In his case against the Mirror Group Newspapers in 2023, the court awarded £140,600 in general and aggravated damages to the 40-year-old, Smartt says. That payout sum was included in the judge’s ruling.

Smartt says that News Group Newspapers has been keen to avoid trials, instead agreeing to private settlements with a host of famous figures, from retired soccer player Paul Gascoigne to Spice Girls singer Melanie Chisholm, in what has been a costly outlay.

“We have by now seen a common theme in these trials against newspapers with these agreed settlements out of court,” says Smartt.

“We know that there are substantial damages in each case, but we will never know how much. News Group Newspapers alone has settled with more than 1,300 claimants since the phone hacking trials started and spent upwards of £1 billion ($1.23 billion) in payouts,” she adds.

Harry, who is fifth in line to the British throne, seemed determined to “have his day in court,” notes Smartt, but ended up backing away from an open trial after a five-year legal battle.

Smartt says she does not believe Harry was reluctant about having to divulge personal information while on the stand because he had “got it all off his chest” in his memoir, “Spare,” which was published in 2023.

There was one person, however, who may not have been as keen for Harry’s wilder days to be revisited in the press during reporting of a trial — King Charles.
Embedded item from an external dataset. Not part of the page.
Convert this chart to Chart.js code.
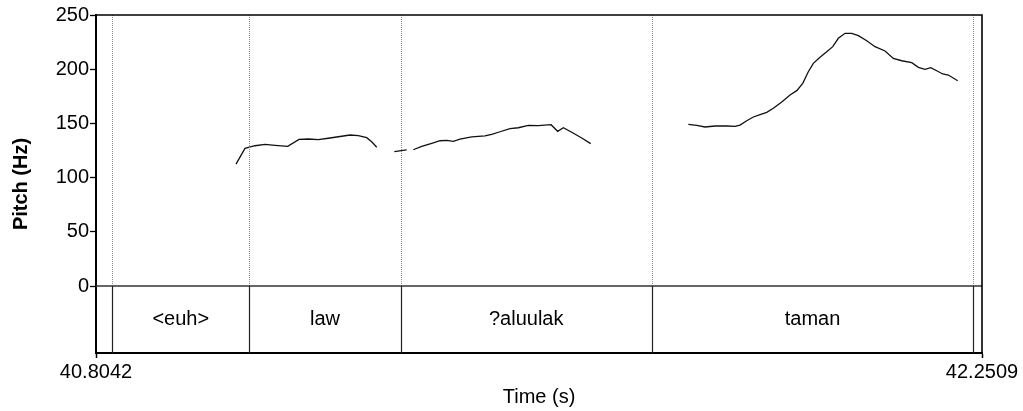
<!DOCTYPE html>
<html>
<head>
<meta charset="utf-8">
<script src="https://cdn.jsdelivr.net/npm/chart.js@4/dist/chart.umd.min.js"></script>
<style>
  html, body { margin: 0; padding: 0; background: #fff; }
  canvas { display: block; }
</style>
</head>
<body>
<canvas id="pitch" width="1023" height="411"></canvas>
<script>
// Visible time window (s)
const timeStart = 40.8042;
const timeEnd = 42.2509;

// Pitch track, one array per voiced stretch: time (s) and F0 (Hz)
const seg1Time = [41.0328, 41.0475, 41.0638, 41.0802, 41.0965, 41.1172, 41.1357, 41.1509, 41.1672, 41.1835, 41.1999, 41.2190, 41.2325, 41.2462, 41.2544, 41.2626];
const seg1Hz   = [112.5, 127.0, 129.4, 130.7, 129.8, 128.9, 135.3, 135.6, 135.0, 136.3, 137.7, 139.3, 138.7, 136.8, 133.1, 128.0];

const seg2Time = [41.2913, 41.3115];
const seg2Hz   = [123.9, 125.5];

const seg3Time = [41.3223, 41.3360, 41.3524, 41.3659, 41.3769, 41.3876, 41.3986, 41.4177, 41.4394, 41.4503, 41.4639, 41.4802, 41.4938, 41.5101, 41.5264, 41.5472, 41.5581, 41.5673, 41.5810, 41.5973, 41.6120];
const seg3Hz   = [125.7, 128.9, 131.6, 134.0, 134.4, 133.5, 135.6, 137.5, 138.4, 139.9, 142.3, 145.1, 146.0, 148.2, 147.9, 148.8, 142.7, 146.0, 141.8, 136.5, 131.3];

const seg4Time = [41.7714, 41.7851, 41.7986, 41.8150, 41.8341, 41.8476, 41.8558, 41.8667, 41.8775, 41.8885, 41.8994, 41.9102, 41.9239, 41.9374, 41.9484, 41.9582, 41.9673, 41.9755, 41.9864, 41.9974, 42.0072, 42.0163, 42.0273, 42.0382, 42.0490, 42.0627, 42.0762, 42.0926, 42.1061, 42.1198, 42.1362, 42.1470, 42.1579, 42.1672, 42.1770, 42.1868, 42.1959, 42.2113];
const seg4Hz   = [149.2, 148.2, 146.7, 147.6, 147.6, 147.3, 148.5, 152.5, 155.9, 158.0, 160.2, 163.9, 169.7, 176.2, 180.2, 187.0, 197.7, 205.4, 211.0, 216.1, 220.8, 228.5, 233.1, 233.1, 230.9, 226.3, 220.8, 216.8, 210.0, 207.8, 206.0, 201.7, 199.9, 201.4, 198.6, 195.6, 194.6, 189.4];

// Word tier: boundary times and the word in each interval between them
const tierBoundaries = [40.8308, 41.0545, 41.3017, 41.7116, 42.2368];
const tierWords = ["<euh>", "law", "?aluulak", "taman"];

// Axis ticks
const pitchTicks = [0, 50, 100, 150, 200, 250];
const timeTicks = [timeStart, timeEnd];

const pitchMax = 250;
const tierBottom = -61.8;   // the tier sits below 0 Hz on the same vertical scale

function toPoints(ts, hz) {
  return ts.map((t, i) => ({ x: t, y: hz[i] }));
}

const segments = [
  toPoints(seg1Time, seg1Hz),
  toPoints(seg2Time, seg2Hz),
  toPoints(seg3Time, seg3Hz),
  toPoints(seg4Time, seg4Hz)
];

const FONT = "'Liberation Sans', Arial, Helvetica, sans-serif";

// Frame, 0-Hz line, interval boundaries and word labels
const tierPlugin = {
  id: 'tierPlugin',
  afterDatasetsDraw(chart) {
    const { ctx, chartArea: a, scales: { x, y } } = chart;
    const y0 = y.getPixelForValue(0);
    const yTop = y.getPixelForValue(pitchMax);
    const yBot = y.getPixelForValue(tierBottom);
    ctx.save();

    // dotted boundary lines through the pitch area
    ctx.strokeStyle = '#8a8a8a';
    ctx.lineWidth = 1;
    ctx.setLineDash([1, 1]);
    tierBoundaries.forEach(t => {
      const px = Math.round(x.getPixelForValue(t)) + 0.5;
      ctx.beginPath();
      ctx.moveTo(px, yTop);
      ctx.lineTo(px, y0);
      ctx.stroke();
    });
    ctx.setLineDash([]);

    // solid boundary lines inside the tier
    ctx.strokeStyle = '#222';
    ctx.lineWidth = 1.2;
    tierBoundaries.forEach(t => {
      const px = Math.round(x.getPixelForValue(t)) + 0.5;
      ctx.beginPath();
      ctx.moveTo(px, y0);
      ctx.lineTo(px, yBot);
      ctx.stroke();
    });

    // 0 Hz line separating the pitch area from the tier
    ctx.strokeStyle = '#333';
    ctx.lineWidth = 1.3;
    ctx.beginPath();
    ctx.moveTo(a.left, y0);
    ctx.lineTo(a.right, y0);
    ctx.stroke();

    // top and right edges of the frame
    ctx.strokeStyle = '#000';
    ctx.lineWidth = 1.6;
    ctx.beginPath();
    ctx.moveTo(a.left, a.top);
    ctx.lineTo(a.right, a.top);
    ctx.lineTo(a.right, a.bottom);
    ctx.stroke();

    // words centred in their intervals
    ctx.fillStyle = '#000';
    ctx.font = '20px ' + FONT;
    ctx.textAlign = 'center';
    ctx.textBaseline = 'middle';
    const yMid = y.getPixelForValue(tierBottom / 2);
    tierWords.forEach((w, i) => {
      const xc = (x.getPixelForValue(tierBoundaries[i]) + x.getPixelForValue(tierBoundaries[i + 1])) / 2;
      ctx.fillText(w, xc, yMid);
    });
    ctx.restore();
  }
};

new Chart(document.getElementById('pitch'), {
  type: 'line',
  data: {
    datasets: segments.map(pts => ({
      data: pts,
      borderColor: '#111',
      borderWidth: 1.3,
      pointRadius: 0,
      tension: 0,
      fill: false
    }))
  },
  options: {
    responsive: false,
    animation: false,
    events: [],
    layout: { padding: { top: 15, right: 41, left: 0, bottom: 0 } },
    plugins: { legend: { display: false }, tooltip: { enabled: false } },
    scales: {
      x: {
        type: 'linear',
        min: timeStart,
        max: timeEnd,
        afterBuildTicks: s => { s.ticks = timeTicks.map(v => ({ value: v })); },
        afterFit: s => { s.height = 58; },
        ticks: {
          autoSkip: false,
          maxRotation: 0,
          color: '#000',
          font: { family: FONT, size: 20 },
          padding: 2,
          callback: v => Number(v).toFixed(4)
        },
        grid: { drawOnChartArea: false, drawTicks: true, tickLength: 5, color: '#000', tickWidth: 1.5 },
        border: { display: true, color: '#000', width: 2 },
        title: {
          display: true,
          text: 'Time (s)',
          color: '#000',
          font: { family: FONT, size: 20 },
          padding: { top: 0, bottom: 2 }
        }
      },
      y: {
        type: 'linear',
        min: tierBottom,
        max: pitchMax,
        afterBuildTicks: s => { s.ticks = pitchTicks.map(v => ({ value: v })); },
        afterFit: s => { s.width = 96; },
        ticks: {
          color: '#000',
          font: { family: FONT, size: 20 },
          padding: 1
        },
        grid: { drawOnChartArea: false, drawTicks: true, tickLength: 6, color: '#000', tickWidth: 1.3 },
        border: { display: true, color: '#000', width: 2 },
        title: {
          display: true,
          text: 'Pitch (Hz)',
          color: '#000',
          font: { family: FONT, size: 20, weight: 'bold' },
          padding: { top: 9, bottom: 0 }
        }
      }
    }
  },
  plugins: [tierPlugin]
});
</script>
</body>
</html>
“Would his father, the king, want the dirty laundry of the royals washed in public?” she asks. “I mean, this would have been the trial of the century. The media was already queuing up for it. The king will, I think, have strongly encouraged his son to settle.”

Instead of a trial of accountability, as Harry had originally pushed for, he had to settle — quite literally — for a throaty apology from Murdoch’s company that also mentioned his mother and the intrusion upon her private life and his childhood. That belated apology to Diana, who died after being chased by paparazzi in Paris in 1997, would likely have meant a great deal to her youngest son.
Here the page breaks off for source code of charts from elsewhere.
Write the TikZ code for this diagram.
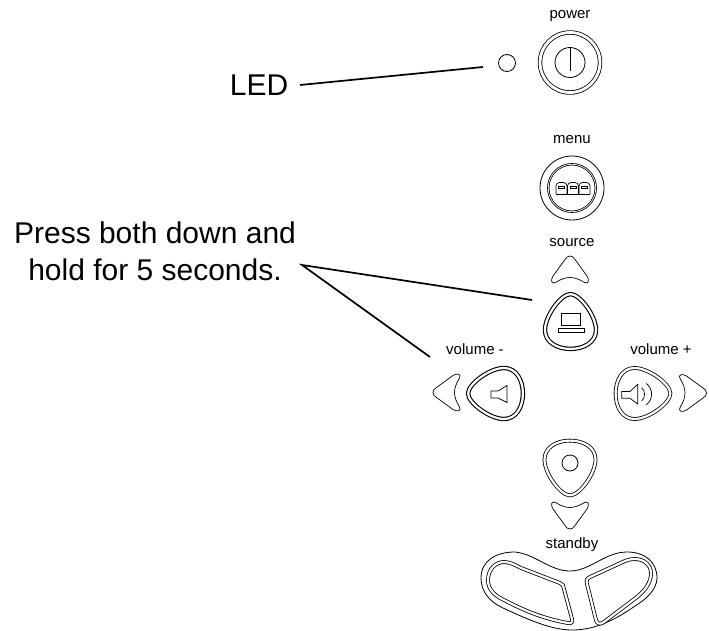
\documentclass[tikz,border=0pt]{standalone}
\usepackage{fontspec}
\setmainfont{Liberation Sans}
\tikzset{
  keylabel/.style={font=\fontsize{15}{16}\selectfont,inner sep=0pt},
  bigtext/.style={font=\fontsize{30}{37}\selectfont,inner sep=0pt,align=center},
  ring/.style={circle,draw,inner sep=0pt,line width=.8pt},
  ringtwo/.style={ring,double,double distance=2.8pt},
  leader/.style={line width=1.7pt},
  symline/.style={line width=.7pt},
  trikey/.pic={
    \draw[line width=#1,double,double distance=2.2pt,scale=.945]
      (0,-29) .. controls (10,-29) and (27,-6) .. (27,9)
      .. controls (27,22) and (14,29) .. (0,29)
      .. controls (-14,29) and (-27,22) .. (-27,9)
      .. controls (-27,-6) and (-10,-29) .. (0,-29) -- cycle;
  },
  arrowkey/.pic={
    \draw[line width=.7pt]
      (0,0) .. controls (2.5,0) and (3.5,1.5) .. (5,3.5) -- (17,20)
      .. controls (20,24.5) and (18,28.5) .. (14.5,26.5)
      .. controls (9,23) and (4,21.5) .. (0,21.5)
      .. controls (-4,21.5) and (-9,23) .. (-14.5,26.5)
      .. controls (-18,28.5) and (-20,24.5) .. (-17,20) -- (-5,3.5)
      .. controls (-3.5,1.5) and (-2.5,0) .. (0,0) -- cycle;
  },
}
\begin{document}
\begin{tikzpicture}[x=1pt,y=-1pt]
\useasboundingbox (0,0) rectangle (709,631);
% texts
\node[bigtext] (ledlabel) at (259,85) {LED};
\node[bigtext] (presslabel) at (155,251) {Press both down and\\hold for 5 seconds.};
\node[keylabel] (powerlabel) at (570,16) {power};
\node[keylabel] (menulabel) at (572,140) {menu};
\node[keylabel] (sourcelabel) at (572,243) {source};
\node[keylabel] (volminuslabel) at (475,349) {volume -};
\node[keylabel] (volpluslabel) at (661,349) {volume +};
\node[keylabel] (standbylabel) at (572,545) {standby};
% power and menu
\node[ring,minimum size=17pt] (led) at (507,63) {};
\node[ringtwo,minimum size=60pt] (power) at (570,62.5) {};
\node[ring,minimum size=30pt] (powerinner) at (570,62.5) {};
\draw[symline] (powerinner.north)+(0,.5) -- +(0,24);
\node[ring,minimum size=64pt] (menu) at (572,188) {};
\node[ring,double,double distance=.7pt,minimum size=47.5pt] (menuinner) at (572,188) {};
\foreach \x in {556,567.5,579}{
  \draw[symline,rounded corners=3.5pt] (\x,194) -- (\x,182.5) -- (\x+11,182.5) -- (\x+11,194);
  \draw[line width=.6pt] (\x+2.5,186) rectangle (\x+8.5,188.5);
}
\draw[symline] (556,194) -- (590,194);
% cursor keys
\pic at (570,256) {arrowkey};
\pic[rotate=90] at (433,392.5) {arrowkey};
\pic[rotate=-90] at (706.5,393) {arrowkey};
\pic[rotate=180] at (570,529) {arrowkey};
\pic at (570.5,321.5) {trikey=1.1pt};
\pic[rotate=90] at (495.5,393.5) {trikey=1.1pt};
\pic[rotate=-90] at (643,393.5) {trikey=.8pt};
\pic[rotate=180] at (570,468) {trikey=.8pt};
% source symbol
\draw[symline] (561,313) rectangle (580,325);
\draw[symline] (558,328) rectangle (584,332);
% volume symbols
\draw[symline] (491,391) -- (498,391) -- (507,385.5) -- (507,402.5) -- (498,398) -- (491,398) -- cycle;
\draw[symline] (621.7,391.5) -- (630,391.5) -- (637.7,384.3) -- (637.7,404) -- (630,398.3) -- (621.7,398.3) -- cycle;
\draw[symline] (641.7,387.7) .. controls (645.5,391) and (645.5,397.5) .. (641.7,401);
\draw[symline] (646,383.3) .. controls (653.5,389) and (653.5,399.5) .. (646,405);
\node[ring,minimum size=16pt] (enterdot) at (570,463) {};
% standby
\draw[line width=.8pt]
  (481,578) .. controls (481,560) and (497,552) .. (515,552)
  .. controls (535,554) and (550,571) .. (570,571)
  .. controls (590,571) and (605,552) .. (627,552)
  .. controls (645,552) and (657,562) .. (657,578)
  .. controls (657,590) and (645,600) .. (635,606)
  .. controls (615,620) and (595,630) .. (572,630)
  .. controls (550,630) and (525,618) .. (503,608)
  .. controls (490,602) and (481,592) .. (481,578) -- cycle;
\draw[line width=.8pt,double,double distance=2.2pt]
  (504,562) .. controls (510,562) and (515,565) .. (521,568) -- (560,583)
  .. controls (563,584) and (563.5,586) .. (564,589) -- (572,619)
  .. controls (573,622) and (571,624) .. (568,623)
  .. controls (545,619) and (525,611) .. (506,601)
  .. controls (495,596) and (488,590) .. (488,580)
  .. controls (488,570) and (495,562) .. (504,562) -- cycle;
\draw[line width=.8pt,double,double distance=2.2pt]
  (590,577) -- (625,561) .. controls (640,555) and (652,563) .. (651,575)
  .. controls (650,585) and (643,592) .. (637,597) -- (604,622)
  .. controls (600,625) and (597,624) .. (596,620) -- (587,584)
  .. controls (586,580) and (587,578.5) .. (590,577) -- cycle;
% leaders
\coordinate (ledstart) at (300,85);
\coordinate (ledtip) at (483,67);
\coordinate (pressjoin) at (302,265);
\coordinate (sourcetip) at (532,300);
\coordinate (volumetip) at (430,357);
\draw[leader] (ledstart) -- (ledtip);
\draw[leader] (sourcetip) -- (pressjoin) -- (volumetip);
\end{tikzpicture}
\end{document}
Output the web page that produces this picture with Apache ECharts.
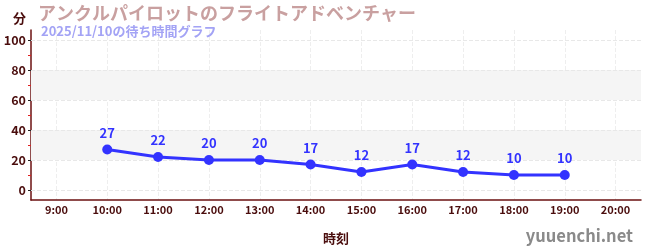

News Group Newspapers also received something it wanted, Smartt points out — deniability. “The payouts mean they have never admitted liability — this is important,” she says.
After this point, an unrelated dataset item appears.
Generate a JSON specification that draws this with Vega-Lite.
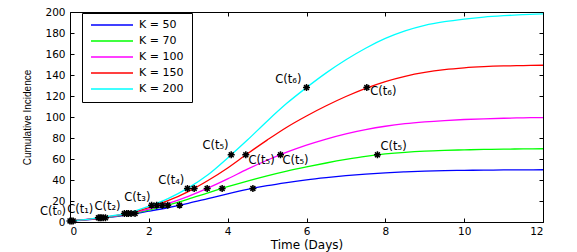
{
  "$schema": "https://vega.github.io/schema/vega-lite/v6.json",
  "autosize": {"type": "none"},
  "width": 473,
  "height": 210,
  "padding": {"left": 70, "top": 12, "right": 34, "bottom": 30},
  "background": "white",
  "config": {
    "view": {"stroke": null},
    "font": "Liberation Sans",
    "axis": {
      "domainColor": "black", "tickColor": "black", "labelColor": "black", "titleColor": "black",
      "grid": false, "tickSize": -4, "labelFont": "DejaVu Sans", "labelFontSize": 10.5,
      "titleFont": "DejaVu Sans", "titleFontWeight": "normal", "domainWidth": 1, "tickWidth": 1
    }
  },
  "datasets": {
    "curves": [
      {"K":"K = 50","t":0,"C":1},{"K":"K = 50","t":0.5,"C":2.4},{"K":"K = 50","t":1,"C":4.4},{"K":"K = 50","t":1.5,"C":7},{"K":"K = 50","t":2,"C":10.3},{"K":"K = 50","t":2.5,"C":13.8},{"K":"K = 50","t":3,"C":17.8},{"K":"K = 50","t":3.5,"C":22.3},{"K":"K = 50","t":4,"C":26.8},{"K":"K = 50","t":4.5,"C":31},{"K":"K = 50","t":5,"C":34.6},{"K":"K = 50","t":5.5,"C":37.6},{"K":"K = 50","t":6,"C":40.2},{"K":"K = 50","t":6.5,"C":42.3},{"K":"K = 50","t":7,"C":44.1},{"K":"K = 50","t":7.5,"C":45.6},{"K":"K = 50","t":8,"C":46.8},{"K":"K = 50","t":8.5,"C":47.7},{"K":"K = 50","t":9,"C":48.4},{"K":"K = 50","t":9.5,"C":48.9},{"K":"K = 50","t":10,"C":49.2},{"K":"K = 50","t":10.5,"C":49.4},{"K":"K = 50","t":11,"C":49.55},{"K":"K = 50","t":11.5,"C":49.65},{"K":"K = 50","t":12,"C":49.75},
      {"K":"K = 70","t":0,"C":1},{"K":"K = 70","t":0.5,"C":2.5},{"K":"K = 70","t":1,"C":4.7},{"K":"K = 70","t":1.5,"C":7.6},{"K":"K = 70","t":2,"C":11.4},{"K":"K = 70","t":2.5,"C":16.2},{"K":"K = 70","t":3,"C":21.8},{"K":"K = 70","t":3.5,"C":27.8},{"K":"K = 70","t":4,"C":33.6},{"K":"K = 70","t":4.5,"C":39},{"K":"K = 70","t":5,"C":44},{"K":"K = 70","t":5.5,"C":48.5},{"K":"K = 70","t":6,"C":52.5},{"K":"K = 70","t":6.5,"C":56.2},{"K":"K = 70","t":7,"C":59.6},{"K":"K = 70","t":7.5,"C":62.6},{"K":"K = 70","t":8,"C":64.8},{"K":"K = 70","t":8.5,"C":66.4},{"K":"K = 70","t":9,"C":67.5},{"K":"K = 70","t":9.5,"C":68.2},{"K":"K = 70","t":10,"C":68.7},{"K":"K = 70","t":10.5,"C":69.1},{"K":"K = 70","t":11,"C":69.4},{"K":"K = 70","t":11.5,"C":69.6},{"K":"K = 70","t":12,"C":69.75},
      {"K":"K = 100","t":0,"C":1},{"K":"K = 100","t":0.5,"C":2.6},{"K":"K = 100","t":1,"C":5},{"K":"K = 100","t":1.5,"C":8.1},{"K":"K = 100","t":2,"C":12.3},{"K":"K = 100","t":2.5,"C":17.8},{"K":"K = 100","t":3,"C":24.5},{"K":"K = 100","t":3.5,"C":32.3},{"K":"K = 100","t":4,"C":41},{"K":"K = 100","t":4.5,"C":50.3},{"K":"K = 100","t":5,"C":58.8},{"K":"K = 100","t":5.5,"C":66.5},{"K":"K = 100","t":6,"C":73.2},{"K":"K = 100","t":6.5,"C":79},{"K":"K = 100","t":7,"C":84},{"K":"K = 100","t":7.5,"C":88},{"K":"K = 100","t":8,"C":91.2},{"K":"K = 100","t":8.5,"C":93.6},{"K":"K = 100","t":9,"C":95.3},{"K":"K = 100","t":9.5,"C":96.6},{"K":"K = 100","t":10,"C":97.6},{"K":"K = 100","t":10.5,"C":98.3},{"K":"K = 100","t":11,"C":98.8},{"K":"K = 100","t":11.5,"C":99.2},{"K":"K = 100","t":12,"C":99.5},
      {"K":"K = 150","t":0,"C":1},{"K":"K = 150","t":0.5,"C":2.7},{"K":"K = 150","t":1,"C":5.2},{"K":"K = 150","t":1.5,"C":8.4},{"K":"K = 150","t":2,"C":13.8},{"K":"K = 150","t":2.5,"C":20.5},{"K":"K = 150","t":3,"C":29},{"K":"K = 150","t":3.5,"C":39.5},{"K":"K = 150","t":4,"C":51.5},{"K":"K = 150","t":4.5,"C":65},{"K":"K = 150","t":5,"C":78},{"K":"K = 150","t":5.5,"C":90.3},{"K":"K = 150","t":6,"C":101},{"K":"K = 150","t":6.5,"C":110.7},{"K":"K = 150","t":7,"C":119.5},{"K":"K = 150","t":7.5,"C":127.3},{"K":"K = 150","t":8,"C":133.8},{"K":"K = 150","t":8.5,"C":138.8},{"K":"K = 150","t":9,"C":142.5},{"K":"K = 150","t":9.5,"C":145.1},{"K":"K = 150","t":10,"C":146.8},{"K":"K = 150","t":10.5,"C":147.9},{"K":"K = 150","t":11,"C":148.6},{"K":"K = 150","t":11.5,"C":149},{"K":"K = 150","t":12,"C":149.3},
      {"K":"K = 200","t":0,"C":1},{"K":"K = 200","t":0.5,"C":2.8},{"K":"K = 200","t":1,"C":5.5},{"K":"K = 200","t":1.5,"C":8.8},{"K":"K = 200","t":2,"C":15},{"K":"K = 200","t":2.5,"C":22.5},{"K":"K = 200","t":3,"C":32.5},{"K":"K = 200","t":3.5,"C":45},{"K":"K = 200","t":4,"C":61},{"K":"K = 200","t":4.5,"C":78},{"K":"K = 200","t":5,"C":96},{"K":"K = 200","t":5.5,"C":113},{"K":"K = 200","t":6,"C":128},{"K":"K = 200","t":6.5,"C":142},{"K":"K = 200","t":7,"C":154.5},{"K":"K = 200","t":7.5,"C":165.5},{"K":"K = 200","t":8,"C":174.8},{"K":"K = 200","t":8.5,"C":182},{"K":"K = 200","t":9,"C":187.3},{"K":"K = 200","t":9.5,"C":190.8},{"K":"K = 200","t":10,"C":193.3},{"K":"K = 200","t":10.5,"C":195.2},{"K":"K = 200","t":11,"C":196.5},{"K":"K = 200","t":11.5,"C":197.5},{"K":"K = 200","t":12,"C":198.3}
    ],
    "stars": [
      {"t":0,"C":1},{"t":0.04,"C":1},{"t":0.08,"C":1},
      {"t":0.72,"C":4},{"t":0.76,"C":4},{"t":0.79,"C":4},{"t":0.84,"C":4},{"t":0.9,"C":4},
      {"t":1.38,"C":8},{"t":1.44,"C":8},{"t":1.48,"C":8},{"t":1.55,"C":8},{"t":1.65,"C":8},
      {"t":2.07,"C":16},{"t":2.2,"C":16},{"t":2.34,"C":16},{"t":2.48,"C":16},{"t":2.78,"C":16},
      {"t":2.98,"C":32},{"t":3.15,"C":32},{"t":3.48,"C":32},{"t":3.86,"C":32},{"t":4.64,"C":32},
      {"t":4.09,"C":64},{"t":4.46,"C":64},{"t":5.34,"C":64},{"t":7.8,"C":64},
      {"t":6,"C":128},{"t":7.53,"C":128}
    ],
    "labels": [
      {"t":-0.43,"C":9.4,"label":"C(t₀)"},
      {"t":0.26,"C":11.8,"label":"C(t₁)"},
      {"t":0.95,"C":14.3,"label":"C(t₂)"},
      {"t":1.71,"C":23.3,"label":"C(t₃)"},
      {"t":2.57,"C":38.9,"label":"C(t₄)"},
      {"t":3.69,"C":72.2,"label":"C(t₅)"},
      {"t":4.86,"C":57.9,"label":"C(t₅)"},
      {"t":5.72,"C":57.9,"label":"C(t₅)"},
      {"t":8.21,"C":71.6,"label":"C(t₅)"},
      {"t":5.54,"C":135.7,"label":"C(t₆)"},
      {"t":7.95,"C":123.6,"label":"C(t₆)"}
    ]
  },
  "layer": [
    {
      "data": {"name": "curves"},
      "mark": {"type": "line", "interpolate": "monotone", "strokeWidth": 1.3},
      "encoding": {
        "x": {"field": "t", "type": "quantitative", "scale": {"domain": [0, 12], "nice": false},
              "axis": {"orient": "bottom", "values": [0,2,4,6,8,10,12], "title": "Time (Days)", "titleFontSize": 12, "titlePadding": 3, "labelPadding": 8}},
        "y": {"field": "C", "type": "quantitative", "scale": {"domain": [0, 200], "nice": false},
              "axis": {"orient": "left", "values": [0,20,40,60,80,100,120,140,160,180,200], "title": "Cumulative Incidence", "titleFont": "Liberation Sans", "titleFontSize": 10, "titlePadding": 12, "labelPadding": 9}},
        "color": {"field": "K", "type": "nominal",
                  "scale": {"domain": ["K = 50","K = 70","K = 100","K = 150","K = 200"], "range": ["#0000ff","#00ff00","#ff00ff","#ff0000","#00ffff"]},
                  "legend": {"orient": "none", "legendX": 12, "legendY": 1, "title": null, "symbolType": "stroke", "symbolSize": 1764, "symbolStrokeWidth": 1.5,
                             "labelFont": "DejaVu Sans", "labelFontSize": 11, "labelColor": "black", "labelOffset": 5, "rowPadding": 5, "clipHeight": 8,
                             "strokeColor": "black", "fillColor": "white", "padding": 8}},
        "order": {"field": "K", "sort": "ascending"}
      }
    },
    {
      "data": {"name": "stars"},
      "mark": {"type": "point", "shape": "M-1,0L1,0M0,-1L0,1M-0.7,-0.7L0.7,0.7M-0.7,0.7L0.7,-0.7", "size": 49, "filled": false, "stroke": "black", "strokeWidth": 1.5, "opacity": 1},
      "encoding": {
        "x": {"field": "t", "type": "quantitative", "axis": {"orient": "top", "values": [0,2,4,6,8,10,12], "labels": false, "title": null}},
        "y": {"field": "C", "type": "quantitative", "axis": {"orient": "right", "values": [0,20,40,60,80,100,120,140,160,180,200], "labels": false, "title": null}}
      }
    },
    {
      "data": {"name": "labels"},
      "mark": {"type": "text", "font": "DejaVu Sans", "fontSize": 11.5, "color": "black", "align": "center", "baseline": "middle"},
      "encoding": {
        "x": {"field": "t", "type": "quantitative", "axis": null},
        "y": {"field": "C", "type": "quantitative", "axis": null},
        "text": {"field": "label"}
      }
    }
  ],
  "resolve": {"axis": {"x": "independent", "y": "independent"}}
}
“They will admit that they paid for private detectives who hacked and investigated — some private investigators who hacked for the newspapers, they have done jail time.

“But News Group Newspapers have been adamant that it wasn’t carried out by their own journalists and that their editors didn’t know it was going on,” Smartt says.

Now that the legal battle is over, Harry and other claimants continue to push for Parliament and police to reopen an investigation into phone hacking by the British press. But another pretrial settlement means any fresh allegations still remain closely under wraps.